Ketteringham is a small Norfolk village unknown to most in the county of Norfolk let alone the country at large. Yet, like so many of its Norfolk counterparts, this typical country estate, with its modest hall and church, is steeped with history. Owen Chadwick, in the 1960s, used the diaries of its erstwhile incumbents of manor and church to paint a detailed cameo of English rural life in his book Victorian Miniature, but the history of this closed estate has never been fully explored.

Robert Sharpe’s research tells its fascinating story—a tale of politics, the death and saviour of kings, Victorian paternalism and home to racing innovation.
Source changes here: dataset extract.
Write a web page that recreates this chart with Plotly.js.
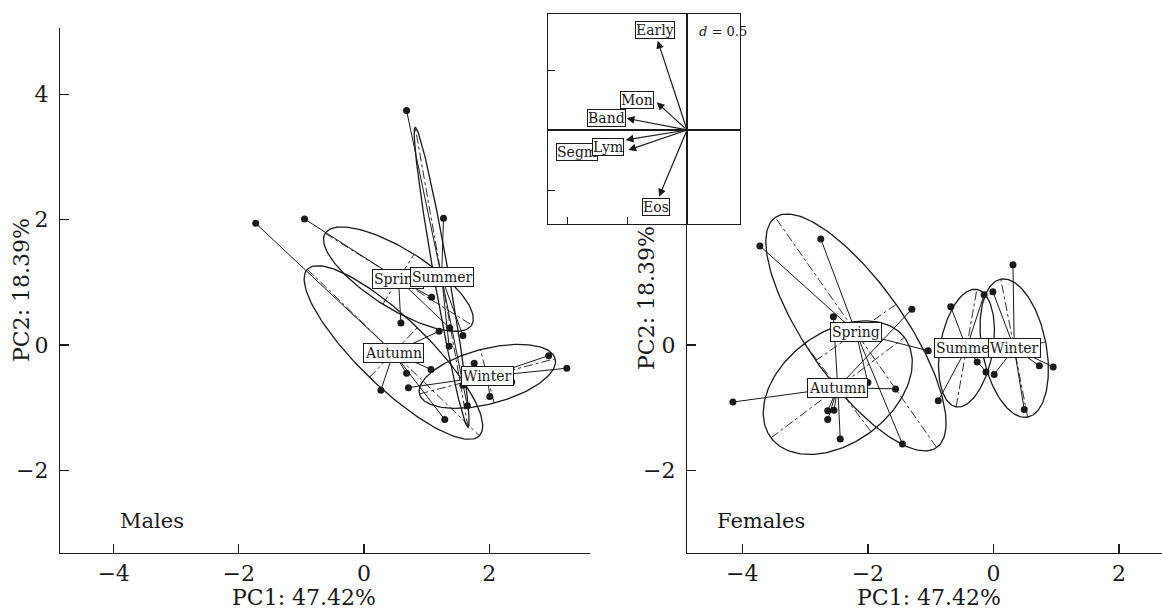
<!DOCTYPE html>
<html><head><meta charset="utf-8">
<script src="https://cdn.plot.ly/plotly-3.0.1.min.js"></script>
<style>html,body{margin:0;padding:0;background:#fff}</style>
</head><body><div id="chart" style="width:1162px;height:610px"></div>
<script>
const seasons = ['Spring', 'Summer', 'Autumn', 'Winter'];

// ---- Males (left panel) ----
const maleX = [-0.95, 1.08, 0.59, 1.37,
               0.68, 1.27, 1.36, 1.58, 1.65,
               -1.73, 0.27, 0.68, 1.07, 1.29, 1.20,
               0.71, 1.76, 1.58, 2.36, 2.01, 2.95, 3.24];
const maleY = [2.01, 0.76, 0.35, 0.27,
               3.74, 2.02, -0.02, 0.15, -0.97,
               1.94, -0.72, -0.45, -0.39, -1.19, 0.22,
               -0.68, -0.29, -0.64, -0.59, -0.82, -0.17, -0.37];
const maleGroup = [0, 0, 0, 0,
                   1, 1, 1, 1, 1,
                   2, 2, 2, 2, 2, 2,
                   3, 3, 3, 3, 3, 3, 3];
const maleCentX = [0.55, 1.24, 0.47, 1.97];
const maleCentY = [1.05, 1.08, -0.12, -0.50];
const maleEllA = [1.38, 2.43, 1.91, 1.12];
const maleEllB = [0.47, 0.12, 0.55, 0.44];
const maleEllAngle = [-32, 100, -44, 14.5];

// ---- Females (right panel) ----
const femX = [-3.72, -2.75, -1.04, -2.00, -1.45,
              -0.68, -0.88, -0.15, -0.26, -0.12,
              -2.55, -1.30, -1.56, -2.64, -2.54, -2.64, -2.44, -4.15,
              -0.01, 0.31, 0.01, 0.73, 0.95, 0.49];
const femY = [1.58, 1.69, -0.09, -0.60, -1.58,
              0.61, -0.89, 0.80, -0.27, -0.43,
              0.45, 0.57, -0.70, -1.05, -1.04, -1.19, -1.50, -0.91,
              0.85, 1.28, -0.47, -0.33, -0.35, -1.03];
const femGroup = [0, 0, 0, 0, 0,
                  1, 1, 1, 1, 1,
                  2, 2, 2, 2, 2, 2, 2, 2,
                  3, 3, 3, 3, 3, 3];
const femCentX = [-2.19, -0.43, -2.48, 0.33];
const femCentY = [0.20, -0.05, -0.68, -0.05];
const femEllA = [2.24, 0.95, 1.33, 1.12];
const femEllB = [0.78, 0.42, 0.88, 0.51];
const femEllAngle = [125, 80, 37, 101];

// ---- Inset: variable arrows (d = 0.5) ----
const varNames = ['Early', 'Mon', 'Band', 'Segm', 'Lym', 'Eos'];
const varX = [-0.244, -0.253, -0.503, -0.489, -0.511, -0.233];
const varY = [0.744, 0.231, 0.097, -0.167, -0.083, -0.556];
const varLabX = [-0.267, -0.414, -0.675, -0.919, -0.661, -0.261];
const varLabY = [0.83, 0.25, 0.097, -0.18, -0.139, -0.644];

const INK = '#1a1a1a';
const FONT = 'DejaVu Serif';

function ellipsePts(cx, cy, a, b, angDeg) {
  const t = angDeg * Math.PI / 180, xs = [], ys = [];
  for (let i = 0; i <= 160; i++) {
    const u = 2 * Math.PI * i / 160;
    const ex = a * Math.cos(u), ey = b * Math.sin(u);
    xs.push(cx + ex * Math.cos(t) - ey * Math.sin(t));
    ys.push(cy + ex * Math.sin(t) + ey * Math.cos(t));
  }
  return [xs, ys];
}

const traces = [];
const annotations = [];

function panel(px, py, grp, cx, cy, ea, eb, eang, xa, ya) {
  const axX = [], axY = [];
  for (let k = 0; k < cx.length; k++) {
    const t = eang[k] * Math.PI / 180;
    axX.push(cx[k] - ea[k] * Math.cos(t), cx[k] + ea[k] * Math.cos(t), null,
             cx[k] + eb[k] * Math.sin(t), cx[k] - eb[k] * Math.sin(t), null);
    axY.push(cy[k] - ea[k] * Math.sin(t), cy[k] + ea[k] * Math.sin(t), null,
             cy[k] - eb[k] * Math.cos(t), cy[k] + eb[k] * Math.cos(t), null);
  }
  traces.push({x: axX, y: axY, xaxis: xa, yaxis: ya, mode: 'lines', hoverinfo: 'skip',
               line: {color: INK, width: 0.9, dash: 'dashdot'}, showlegend: false});
  for (let k = 0; k < cx.length; k++) {
    const [ex, ey] = ellipsePts(cx[k], cy[k], ea[k], eb[k], eang[k]);
    traces.push({x: ex, y: ey, xaxis: xa, yaxis: ya, mode: 'lines', hoverinfo: 'skip',
                 line: {color: INK, width: 1.3}, showlegend: false});
  }
  const sx = [], sy = [];
  for (let i = 0; i < px.length; i++) {
    sx.push(px[i], cx[grp[i]], null);
    sy.push(py[i], cy[grp[i]], null);
  }
  traces.push({x: sx, y: sy, xaxis: xa, yaxis: ya, mode: 'lines', hoverinfo: 'skip',
               line: {color: INK, width: 1}, showlegend: false});
  traces.push({x: px, y: py, xaxis: xa, yaxis: ya, mode: 'markers',
               marker: {color: INK, size: 7}, showlegend: false});
  for (let k = 0; k < cx.length; k++) {
    annotations.push({x: cx[k], y: cy[k], xref: xa, yref: ya, text: seasons[k], showarrow: false,
      font: {family: FONT, size: 14, color: INK}, bgcolor: '#fff', bordercolor: INK,
      borderwidth: 1, borderpad: 1});
  }
}

panel(maleX, maleY, maleGroup, maleCentX, maleCentY, maleEllA, maleEllB, maleEllAngle, 'x', 'y');
panel(femX, femY, femGroup, femCentX, femCentY, femEllA, femEllB, femEllAngle, 'x2', 'y2');

traces.push({x: [0], y: [0], xaxis: 'x3', yaxis: 'y3', mode: 'markers',
             marker: {size: 1, color: 'rgba(0,0,0,0)'}, hoverinfo: 'skip', showlegend: false});

for (let i = 0; i < varNames.length; i++) {
  annotations.push({xref: 'x3', yref: 'y3', axref: 'x3', ayref: 'y3', x: varX[i], y: varY[i],
    ax: 0, ay: 0, text: '', showarrow: true, arrowhead: 2, arrowsize: 1.3, arrowwidth: 1.2,
    arrowcolor: INK, standoff: 0, startstandoff: 0});
}
for (let i = 0; i < varNames.length; i++) {
  annotations.push({xref: 'x3', yref: 'y3', x: varLabX[i], y: varLabY[i], text: varNames[i],
    showarrow: false, font: {family: FONT, size: 14, color: INK}, bgcolor: '#fff',
    bordercolor: INK, borderwidth: 1, borderpad: 0});
}
annotations.push({xref: 'paper', yref: 'paper', x: 697 / 1162, y: (610 - 31) / 610, xanchor: 'left',
  yanchor: 'middle', text: '<i>d</i> = 0.5', showarrow: false, font: {family: FONT, size: 13, color: INK}});

function pa(text, px, py, opts) {
  annotations.push(Object.assign({xref: 'paper', yref: 'paper', x: px / 1162, y: (610 - py) / 610,
    text: text, showarrow: false, font: {family: FONT, size: 22, color: INK}}, opts || {}));
}
pa('Males', 118, 521, {xanchor: 'left', yanchor: 'middle', font: {family: FONT, size: 21, color: INK}});
pa('Females', 715, 521, {xanchor: 'left', yanchor: 'middle', font: {family: FONT, size: 21, color: INK}});
pa('PC1: 47.42%', 304, 597, {xanchor: 'center', yanchor: 'middle'});
pa('PC1: 47.42%', 929, 597, {xanchor: 'center', yanchor: 'middle'});
pa('PC2: 18.39%', 21, 290, {xanchor: 'center', yanchor: 'middle', textangle: -90});
pa('PC2: 18.39%', 646, 298, {xanchor: 'center', yanchor: 'middle', textangle: -90});

const tickFont = {family: FONT, size: 22, color: INK};
function mainAxis(extra) {
  return Object.assign({showgrid: false, zeroline: false, showline: true, linecolor: INK, linewidth: 1.2,
    ticks: 'inside', ticklen: 9, tickwidth: 1.2, tickcolor: INK, tickfont: tickFont,
    fixedrange: true}, extra);
}
const yDom = [(610 - 553) / 610, (610 - 28) / 610];
const yRange = [(345 - 553) / 62.7, (345 - 28) / 62.7];

const layout = {
  width: 1162, height: 610, margin: {l: 0, r: 0, t: 0, b: 0},
  paper_bgcolor: '#fff', plot_bgcolor: '#fff', showlegend: false,
  font: {family: FONT, color: INK},
  xaxis: mainAxis({domain: [60 / 1162, 590 / 1162], range: [(60 - 364) / 62.6, (590 - 364) / 62.6],
    tickvals: [-4, -2, 0, 2], anchor: 'y', ticklabelstandoff: 0}),
  yaxis: mainAxis({domain: yDom, range: yRange, tickvals: [-2, 0, 2, 4], anchor: 'x', ticklabelstandoff: 6}),
  xaxis2: mainAxis({domain: [687 / 1162, 1], range: [(687 - 993.5) / 62.8, (1162 - 993.5) / 62.8],
    tickvals: [-4, -2, 0, 2], anchor: 'y2', ticklabelstandoff: 0}),
  yaxis2: mainAxis({domain: yDom, range: yRange, tickvals: [-2, 0], anchor: 'x2', ticklabelstandoff: 6}),
  xaxis3: {domain: [548 / 1162, 740 / 1162], range: [(548 - 687) / 120, (740 - 687) / 120], anchor: 'y3',
    showgrid: false, zeroline: true, zerolinecolor: INK, zerolinewidth: 1.2, showline: true, mirror: true,
    linecolor: INK, linewidth: 1.2, ticks: 'inside', ticklen: 7, tickcolor: INK, tickvals: [-1, -0.5],
    showticklabels: false, fixedrange: true},
  yaxis3: {domain: [(610 - 224) / 610, (610 - 14) / 610], range: [(130 - 224) / 120, (130 - 14) / 120], anchor: 'x3',
    showgrid: false, zeroline: true, zerolinecolor: INK, zerolinewidth: 1.2, showline: true, mirror: true,
    linecolor: INK, linewidth: 1.2, ticks: 'inside', ticklen: 7, tickcolor: INK, tickvals: [-0.5, 0.5],
    showticklabels: false, fixedrange: true},
  annotations: annotations
};

Plotly.newPlot('chart', traces, layout, {displayModeBar: false, staticPlot: true});
</script></body></html>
In Medieval times it was a minor manor owned by the Bigods and then de Veres, Earls of Oxford, whose seat was at the much grander Hedingham Castle. By Tudor times it was the home of the up-and-coming Heveningham family, whose fortune at the English court was no doubt helped by a strategic marriage that brought future connections with the Boleyns of Blickling Hall. At the time of the English Civil War, Sir William Heveningham MP was elected one of the commissioners to try the King for treason. At the restoration of the monarchy, it was Sir William that was condemned to death for his part in the trial of Charles II’s father. He was to die imprisoned in Windsor Castle. In 1717, Ketteringham was sold to Edward Atkyns, his father having been one of the judges at Sir William’s trial. Both are remembered in the chancel of St Peter’s. The estate eventually passed to a nephew; scandal ensued when he married a Drury Lane actress, Charlotte Walpole, at the age of twenty-one. Lady Charlotte Atkyns become friends with Marie-Antoinette at the time of the French Revolution spending the family fortune and mortgaging the estate in support of the French Royalists. In the 19th century the estate was purchased by Sir John Peter Boileau whose family, some 130 years before, had fled France due to Louis XIV’s persecution of the Protestant Huguenots. Sir John and his successors rebuilt the Hall making it the perfect Victorian home. In World War II, the Hall was requestioned and used as the headquarters of the 8th United States Army Air Forces and in 1958 the estate was eventually broken up. The Hall first became a school, and then the offices of Lotus Group Cars, where Colin Chapman could carry out innovative work far away from the rest of the British motor racing teams centred in Oxfordshire. Today it is divided into offices for a variety of companies.